The specific aims of the project are to: 1) Conduct innovative translational research consistent with the Center theme and based on solid research evidence from the social and behavioral sciences to increase physical activity in middle-aged and older adults; 2) Advance theory and empirical findings on behavior change processes and mechanisms that can be translated for use in intervention studies to promote healthy aging; 3) Facilitate innovative interdisciplinary work across five Boston-area institutions under the leadership of the Management and Administrative Core and the Pilot Core. The project includes a number of innovative mechanisms applied to our work. It recognizes the multiple influences on human behavior and applies a unique multicomponent model of behavior change utilizing social support and self-regulatory processes. It takes a personalized approach to behavior change with a focus on setting meaningful goals and promoting self-efficacy and positive affect. It will target underserved populations of middle-aged and elderly adults at risk for poor health outcomes. To facilitate this we will partner with community organizations serving vulnerable middle-aged and older adults to inform and benefit from the research and activities of the Center.

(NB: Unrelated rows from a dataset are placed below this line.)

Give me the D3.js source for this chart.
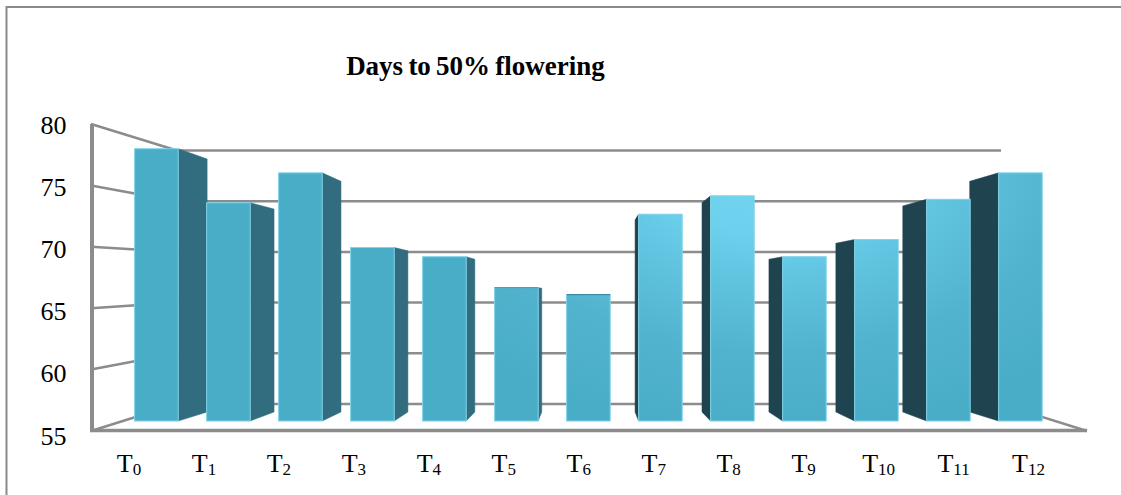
<!DOCTYPE html>
<html><head><meta charset="utf-8">
<script src="https://cdn.jsdelivr.net/npm/d3@7/dist/d3.min.js"></script>
<style>html,body{margin:0;background:#fff}svg{display:block}text{font-family:"Liberation Serif",serif;fill:#000}</style>
</head><body><svg id="c" width="1121" height="495"></svg>
<script>
const categories=["0","1","2","3","4","5","6","7","8","9","10","11","12"];
const values=[78.7,74,76.6,70.1,69.3,66.6,66,73,74.6,69.3,70.8,74.3,76.6];
const yTicks=[55,60,65,70,75,80];
const svg=d3.select("#c");
const frontY=d3.scaleLinear().domain([55,80]).range([431,124]);
const backY=d3.scaleLinear().domain([55,80]).range([404,150.5]);
const barY=d3.scaleLinear().domain([55,80]).range([421,133.8]);
const labelY=d3.scaleLinear().domain([55,80]).range([444.5,134]);
const barW=43.6;
const bandX=d3.scalePoint().domain(categories).range([134.6,134.6+72*12]);
const labelX=d3.scalePoint().domain(categories).range([129,1028.5]);
const vp=[588.6,293.3],k=0.9295;
const proj=(x,y)=>[vp[0]+(x-vp[0])*k,vp[1]+(y-vp[1])*k];

const defs=svg.append("defs");
const g=defs.append("radialGradient").attr("id","face").attr("gradientUnits","userSpaceOnUse")
 .attr("cx",0).attr("cy",0).attr("r",1)
 .attr("gradientTransform","translate(770,170) scale(420,260)");
[[0,"#72D6F2"],[0.25,"#6DD1ED"],[0.4,"#62C5E1"],[0.7,"#52B3CE"],[1,"#4AADC8"]].forEach(s=>g.append("stop").attr("offset",s[0]).attr("stop-color",s[1]));

// frame
svg.append("path").attr("d","M6.5,495V7H1121").attr("fill","none").attr("stroke","#8a8a8a").attr("stroke-width",2);

// back gridlines and left wall lines
const grid="#8c8c8c";
const backL=177,backR=1001,frontL=91,frontR=1087;
const line=(x1,y1,x2,y2,w)=>svg.append("line").attr("x1",x1).attr("y1",y1).attr("x2",x2).attr("y2",y2).attr("stroke",grid).attr("stroke-width",w);
yTicks.forEach(v=>{
 line(backL,backY(v),backR,backY(v),2.5);
 line(frontL,frontY(v),backL,backY(v),2.5);
});
line(frontR,431,backR,backY(55),2.5);
line(92,124,92,432,4);
line(90,430.5,1087,430.5,3.5);

// side faces
values.forEach((v,i)=>{
 const x0=bandX(categories[i]),x1=x0+barW,yT=barY(v),yB=barY(55);
 const right=x1<vp[0], left=x0>vp[0];
 if(!right&&!left) return;
 const ex=right?x1:x0;
 const a=proj(ex,yT),b=proj(ex,yB);
 svg.append("polygon").attr("points",[[ex,yT],a,b,[ex,yB]].map(p=>p.join(",")).join(" "))
  .attr("fill",right?"#316D7E":"#1F4450").attr("stroke",right?"#316D7E":"#1F4450").attr("stroke-width",0.5);
});
// front faces
values.forEach((v,i)=>{
 const x0=bandX(categories[i]);
 svg.append("rect").attr("x",x0).attr("y",barY(v)).attr("width",barW).attr("height",barY(55)-barY(v))
  .attr("fill",i<5?"#4AADC8":"url(#face)").attr("stroke","#80D2E8").attr("stroke-width",1);
 if(v<67) svg.append("line").attr("x1",x0).attr("x2",x0+barW).attr("y1",barY(v)).attr("y2",barY(v)).attr("stroke","#3A8CA3").attr("stroke-width",1.2);
});

// y labels
yTicks.forEach(v=>svg.append("text").attr("x",66.5).attr("y",labelY(v)).attr("text-anchor","end").attr("font-size",26).text(v));
// x labels
categories.forEach(c=>{
 const t=svg.append("text").attr("x",labelX(c)).attr("y",472).attr("text-anchor","middle").attr("font-size",26);
 t.append("tspan").text("T");
 t.append("tspan").attr("font-size",17).attr("dy",3).text(c);
});
svg.append("text").attr("x",475.5).attr("y",75).attr("text-anchor","middle").attr("font-size",27).attr("font-weight","bold").attr("word-spacing",-1.5).text("Days to 50% flowering");
</script></body></html>
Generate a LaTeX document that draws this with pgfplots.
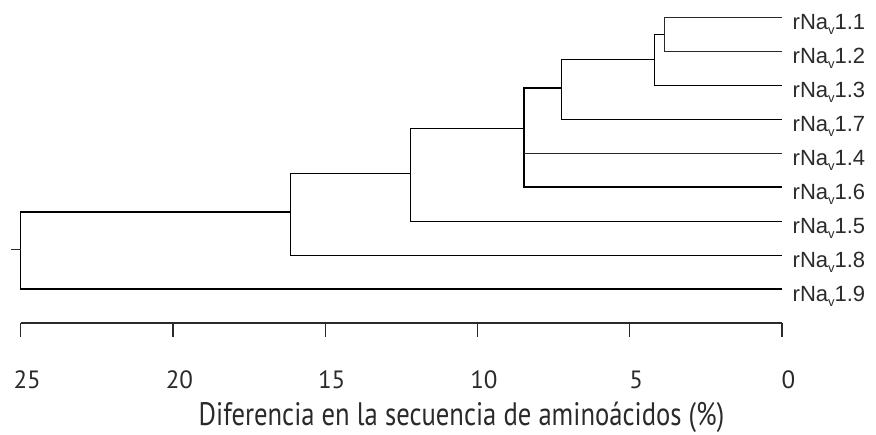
\documentclass[border=0pt]{standalone}
\usepackage{pgfplots}
\pgfplotsset{compat=1.18}
\usepackage{fontspec}
\setmainfont{PT Sans}
\newfontfamily\arialf{Liberation Sans}
\definecolor{dline}{HTML}{2A2A2A}
\newcommand{\nav}[1]{{\arialf\fontsize{22}{22}\selectfont rNa\raisebox{-0.22em}{\fontsize{13}{13}\selectfont v}#1}}
\begin{document}
\begin{tikzpicture}
\begin{axis}[
  scale only axis, width=761.3pt, height=322.7pt,
  xmin=0, xmax=25, x dir=reverse,
  ymin=-9.989, ymax=-0.509,
  axis y line=none, axis x line*=bottom,
  x axis line style={-, line width=1.8pt, color=dline},
  xtick={0,5,10,15,20,25}, xtick pos=left,
  tick align=outside, major tick length=14pt,
  xtick style={line width=1.4pt, color=dline},
  /pgf/number format/assume math mode=true,
  xticklabel style={font=\fontsize{25}{25}\selectfont, anchor=base, yshift=-51.3pt, xshift=6.5pt, text=dline},
  xlabel={\scalebox{0.82}[1]{\fontsize{32.5}{33}\selectfont Diferencia en la secuencia de amino\'acidos (\%)}},
  xlabel style={at={(axis description cs:0.579,0)}, anchor=base, yshift=-102.8pt, text=dline},
  clip=false,
  cycle list={{dline, mark=none, solid, line width=1.6pt}},
]
% A: rNav1.1 + rNav1.2
\addplot coordinates {(0,-1) (3.88,-1) (3.88,-2) (0,-2)};
% B: A + rNav1.3
\addplot coordinates {(3.88,-1.5) (4.2,-1.5) (4.2,-3) (0,-3)};
% C: B + rNav1.7
\addplot coordinates {(4.2,-2.25) (7.26,-2.25) (7.26,-4) (0,-4)};
% E: C + rNav1.4 + rNav1.6
\addplot coordinates {(7.26,-3.1) (8.48,-3.1) (8.48,-6) (0,-6)};
\addplot coordinates {(8.48,-5) (0,-5)};
% F: E + rNav1.5
\addplot coordinates {(8.48,-4.28) (12.2,-4.28) (12.2,-7) (0,-7)};
% G: F + rNav1.8
\addplot coordinates {(12.2,-5.59) (16.16,-5.59) (16.16,-8) (0,-8)};
% Root: G + rNav1.9
\addplot coordinates {(16.16,-6.73) (25,-6.73) (25,-9) (0,-9)};
\addplot coordinates {(25,-7.82) (25.33,-7.82)};
% leaf labels
\foreach \i/\t in {1/1.1,2/1.2,3/1.3,4/1.7,5/1.4,6/1.6,7/1.5,8/1.8,9/1.9}{
  \edef\tmp{\noexpand\node[anchor=base west, inner sep=0pt, xshift=10.5pt, yshift=-12.5pt, text=dline] at (axis cs:0,-\i) {\noexpand\nav{\t}};}
  \tmp
}
\end{axis}
\pgfresetboundingbox
\path[use as bounding box] (-20.7pt,-111.3pt) rectangle (855.3pt,322.7pt);
\end{tikzpicture}
\end{document}
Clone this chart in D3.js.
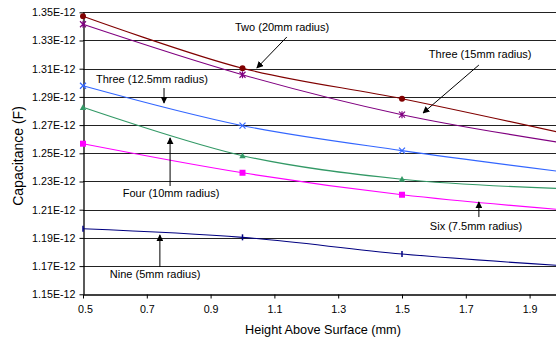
<!DOCTYPE html>
<html><head><meta charset="utf-8">
<script src="https://cdn.jsdelivr.net/npm/d3@7"></script>
<style>
html,body{margin:0;padding:0;background:#fff;overflow:hidden}
text{font-family:"Liberation Sans",Arial,sans-serif;fill:#000}
</style></head>
<body><svg id="chart" width="556" height="340"></svg>
<script>
// ---- data ----
const heights = [0.5, 1.0, 1.5, 2.0];
const twoR20   = [1.3472e-12, 1.3103e-12, 1.2887e-12, 1.2645e-12];
const threeR15 = [1.3415e-12, 1.3057e-12, 1.2774e-12, 1.2575e-12];
const threeR125= [1.2979e-12, 1.2696e-12, 1.2519e-12, 1.2370e-12];
const fourR10  = [1.2826e-12, 1.2483e-12, 1.2316e-12, 1.2250e-12];
const sixR75   = [1.2568e-12, 1.2362e-12, 1.2206e-12, 1.2100e-12];
const nineR5   = [1.1965e-12, 1.1904e-12, 1.1786e-12, 1.1703e-12];
const xTicks = [0.5, 0.7, 0.9, 1.1, 1.3, 1.5, 1.7, 1.9];
const yTicks = [1.15e-12,1.17e-12,1.19e-12,1.21e-12,1.23e-12,1.25e-12,1.27e-12,1.29e-12,1.31e-12,1.33e-12,1.35e-12];
const seriesNames = ["Two (20mm radius)","Three (15mm radius)","Three (12.5mm radius)","Four (10mm radius)","Six (7.5mm radius)","Nine (5mm radius)"];
const xTitle = "Height Above Surface (mm)";
const yTitle = "Capacitance (F)";

// ---- layout / styles ----
const series = [
  {name:seriesNames[0], values:twoR20,    color:"#800000", marker:"circle"},
  {name:seriesNames[1], values:threeR15,  color:"#800080", marker:"star"},
  {name:seriesNames[2], values:threeR125, color:"#3366FF", marker:"x"},
  {name:seriesNames[3], values:fourR10,   color:"#339966", marker:"triangle"},
  {name:seriesNames[4], values:sixR75,    color:"#FF00FF", marker:"square"},
  {name:seriesNames[5], values:nineR5,    color:"#000080", marker:"dash"}
];
// annotation label centre and arrow (from -> tip), in data units
const notes = [
  {s:0, lx:1.124, ly:1.3389e-12, ax1:1.139, ay1:1.3325e-12, ax2:1.045, ay2:1.3105e-12},
  {s:1, lx:1.745, ly:1.3197e-12, ax1:1.741, ay1:1.3126e-12, ax2:1.566, ay2:1.2786e-12},
  {s:2, lx:0.716, ly:1.3020e-12, ax1:0.754, ay1:1.2963e-12, ax2:0.754, ay2:1.2857e-12},
  {s:3, lx:0.776, ly:1.2211e-12, ax1:0.773, ay1:1.2268e-12, ax2:0.773, ay2:1.2609e-12},
  {s:4, lx:1.732, ly:1.1977e-12, ax1:1.741, ay1:1.2048e-12, ax2:1.741, ay2:1.2155e-12},
  {s:5, lx:0.726, ly:1.1637e-12, ax1:0.741, ay1:1.1694e-12, ax2:0.741, ay2:1.1921e-12}
];

const svg = d3.select("#chart");
const L = 83, R = 561.5, T = 12.3, B = 294.3;
const x = d3.scaleLinear().domain([0.5, 2.0]).range([L, R]);
const y = d3.scaleLinear().domain([1.15e-12, 1.35e-12]).range([B, T]);

const defs = svg.append("defs");
defs.append("marker").attr("id","arr").attr("viewBox","0 0 10 10")
  .attr("refX",9).attr("refY",5).attr("markerWidth",7).attr("markerHeight",7)
  .attr("markerUnits","userSpaceOnUse").attr("orient","auto")
  .append("path").attr("d","M0,0 L10,5 L0,10 z").attr("fill","#000");

// gridlines
svg.append("g").selectAll("line").data(yTicks.slice(1)).join("line")
  .attr("x1",L).attr("x2",556).attr("y1",d=>Math.round(y(d))+0.5).attr("y2",d=>Math.round(y(d))+0.5)
  .attr("stroke","#222").attr("stroke-width",1);

// axes
const fmtY = d => (d*1e12).toFixed(2) + "E-12";
const yAxis = svg.append("g").attr("transform",`translate(${L+0.5},0)`)
  .call(d3.axisLeft(y).tickValues(yTicks).tickFormat(fmtY).tickSize(4).tickSizeOuter(0));
const xAxis = svg.append("g").attr("transform",`translate(0,${Math.round(B)+0.5})`)
  .call(d3.axisBottom(x).tickValues(xTicks).tickFormat(d3.format(".1f")).tickSize(4).tickSizeOuter(0));
[yAxis,xAxis].forEach(a=>{
  a.selectAll("path").attr("stroke","#000").attr("stroke-width",1.3);
  a.selectAll("line").attr("stroke","#000");
  a.selectAll("text").attr("font-size","10.7px").attr("font-family","Liberation Sans, Arial, sans-serif").attr("fill","#000");
});
yAxis.selectAll("text").attr("dx","-1");
xAxis.selectAll("text").attr("dy","1.05em");
xAxis.select(".tick:first-of-type text").attr("dx","2");

// lines
const line = d3.line().x((d,i)=>x(heights[i])).y(d=>y(d)).curve(d3.curveCardinal.tension(0));
const g = svg.append("g");
series.forEach(s=>{
  g.append("path").attr("d",line(s.values)).attr("fill","none").attr("stroke",s.color).attr("stroke-width",1.1);
  const pts = s.values.map((v,i)=>[x(heights[i]), y(v)]);
  pts.forEach(([px,py])=>{
    const m = g.append("g").attr("transform",`translate(${px},${py})`);
    if (s.marker==="circle") m.append("circle").attr("r",3).attr("fill",s.color);
    else if (s.marker==="square") m.append("rect").attr("x",-3).attr("y",-3).attr("width",6).attr("height",6).attr("fill",s.color);
    else if (s.marker==="triangle") m.append("path").attr("d","M0,-3.2 L3.2,2.6 L-3.2,2.6 Z").attr("fill",s.color);
    else if (s.marker==="x") m.append("path").attr("d","M-3,-3 L3,3 M-3,3 L3,-3").attr("stroke",s.color).attr("stroke-width",1.2);
    else if (s.marker==="star") m.append("path").attr("d","M-3,-3 L3,3 M-3,3 L3,-3 M0,-3.5 L0,3.5").attr("stroke",s.color).attr("stroke-width",1.2);
    else if (s.marker==="dash") m.append("path").attr("d","M0,-3 L0,3").attr("stroke",s.color).attr("stroke-width",1.5);
  });
});

// annotations
notes.forEach(n=>{
  svg.append("text").attr("x",x(n.lx)).attr("y",y(n.ly)).attr("text-anchor","middle")
    .attr("dominant-baseline","middle").attr("font-size","11px").text(series[n.s].name);
  svg.append("line").attr("x1",x(n.ax1)).attr("y1",y(n.ay1)).attr("x2",x(n.ax2)).attr("y2",y(n.ay2))
    .attr("stroke","#000").attr("stroke-width",1).attr("marker-end","url(#arr)");
});

// titles
svg.append("text").attr("x",323).attr("y",334).attr("text-anchor","middle").attr("font-size","12.7px").text(xTitle);
svg.append("text").attr("transform",`translate(23,156) rotate(-90)`).attr("text-anchor","middle")
  .attr("font-size","14px").text(yTitle);
</script></body></html>
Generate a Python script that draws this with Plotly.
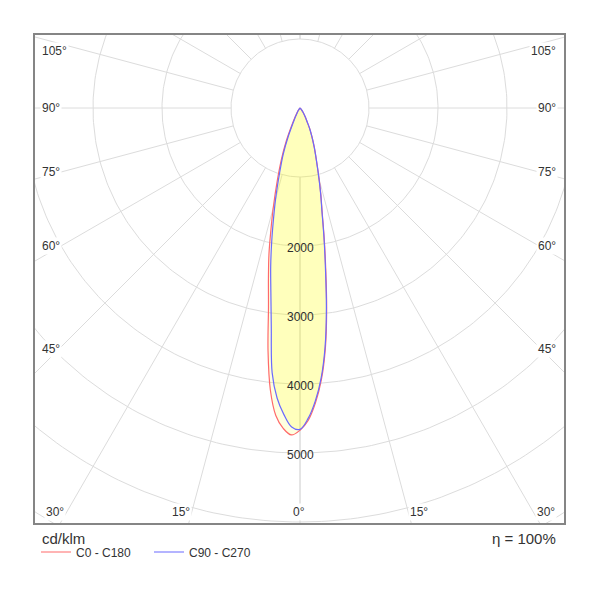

It uses a common core of behavioral measures that will enable us to compare different pilot study interventions and continually enrich and expand the conceptual framework. The BRC has successfully engaged an interdisciplinary team of investigators who bring the extensive resources of five universities and multiple professional perspectives to the Center. Ultimately, we will use the information gained from the pilot projects to refine the techniques and will design and test full scale interventions designed to improve health and quality of life among middle-aged and older adults.
Physical activity is a promising non-pharmacological, non-invasive, and cost-effective method of health-promotion, however, only a small percentage of middle-aged and older adults engage in it regularly. The Boston Roybal Center will develop and test interventions to increase and sustain an active lifestyle, to promote health and well-being, especially among those who are at risk for poor health outcomes.